As Americans have watched their retirement and savings investments get shredded over the last several weeks, in state after state Barack Obama has opened up a significant lead over John McCain. Workers whose wages have stagnated for years rarely have witnessed a spectacle resembling the frenzied, and failing, attempts to save Wall Street and the American economy. The nearly daily alarms issued by Secretary of the Treasury Henry Paulson and Federal Reserve Chairman Ben Bernanke, and the emergency legislation rushed through Congress, all has given them no clearer impression than that the interests of giant insurance companies, investment banks, and automakers still too much guide our politics. In this context, when presidential candidates have spoken about the calamity, the stark contrast between hope and experience has cut in a new way.
Candidate McCain at first tried to suspend his campaign to attend to the emergency, then reversed course, and sputtered through the first two face-offs with Obama. Candidate Obama, on the other hand, earned high reviews for his steadiness and message. Having forecast all year that his administration would engage well with neglected foreign partners, Obama presented in October the demeanor of a man with the right skill set to manage a global emergency. McCain appeared agitated, and while a greater aggressiveness finally emerged in the final debate (Oct. 15), by this point it appeared to be too little, too late.

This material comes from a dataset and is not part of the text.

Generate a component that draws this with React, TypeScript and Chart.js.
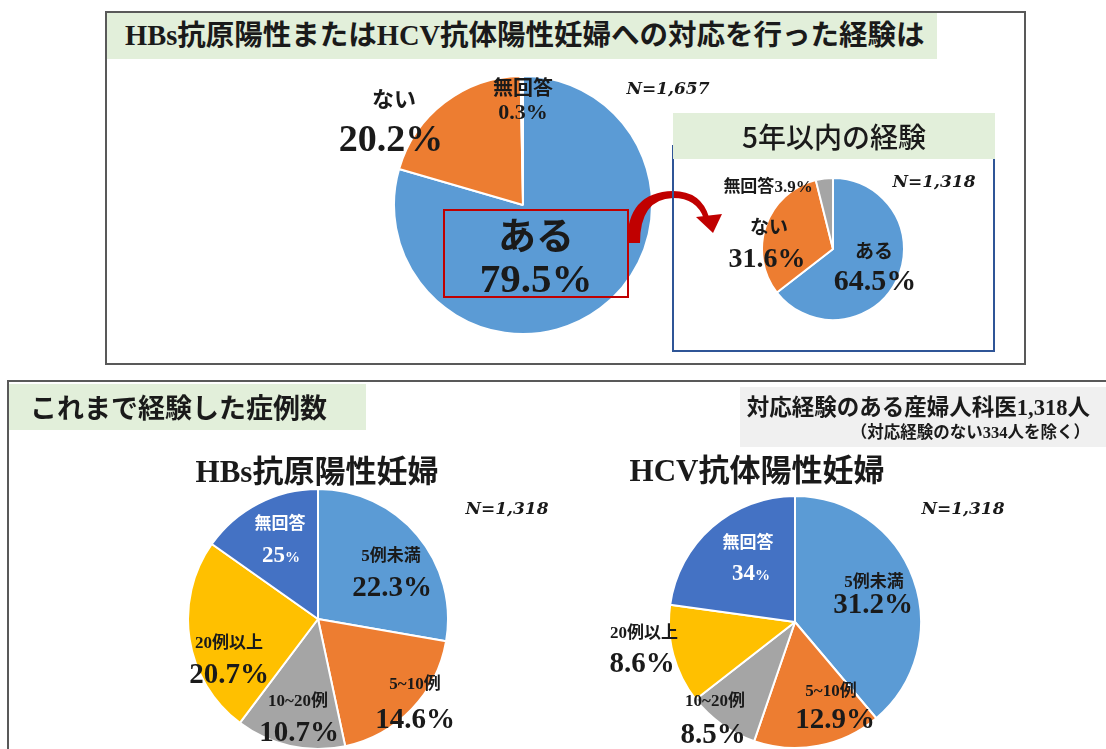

Voters’ own experiences with impending economic chaos has opened the door to Obama’s soothing message of hope. Calmly, in point-by-point enumerations of his planned policies, he has reminded voters of the importance of having a person in the Oval Office who is capable of dealing with complexity. Aroused by the crumbling of the financial world around them, Obama re-assured voters in a way that late alarms from McCain simply could not. Having opposed strong federal regulation, and having advocated the inherent virtues of free enterprise for over 30 years, the Republican Party and its chosen candidate might try but could not explain their current embrace of tactics such as nationalizing banks, subsidizing General Motors, and in other ways using federal power now to sweep up the wreckage of multi-trillion dollar swindling on Wall Street.Candidates long have feared that a contrived “crisis” created by incumbents will manipulate voters on the eve of national elections. This is what is meant by an “October Surprise.” But in 2008, no contrivance created the October news that changed many perceptions: reality did. Voters’ experiences have driven them to crave the candidate offering hope. In the days remaining before the election, words alone are unlikely to reverse this tide.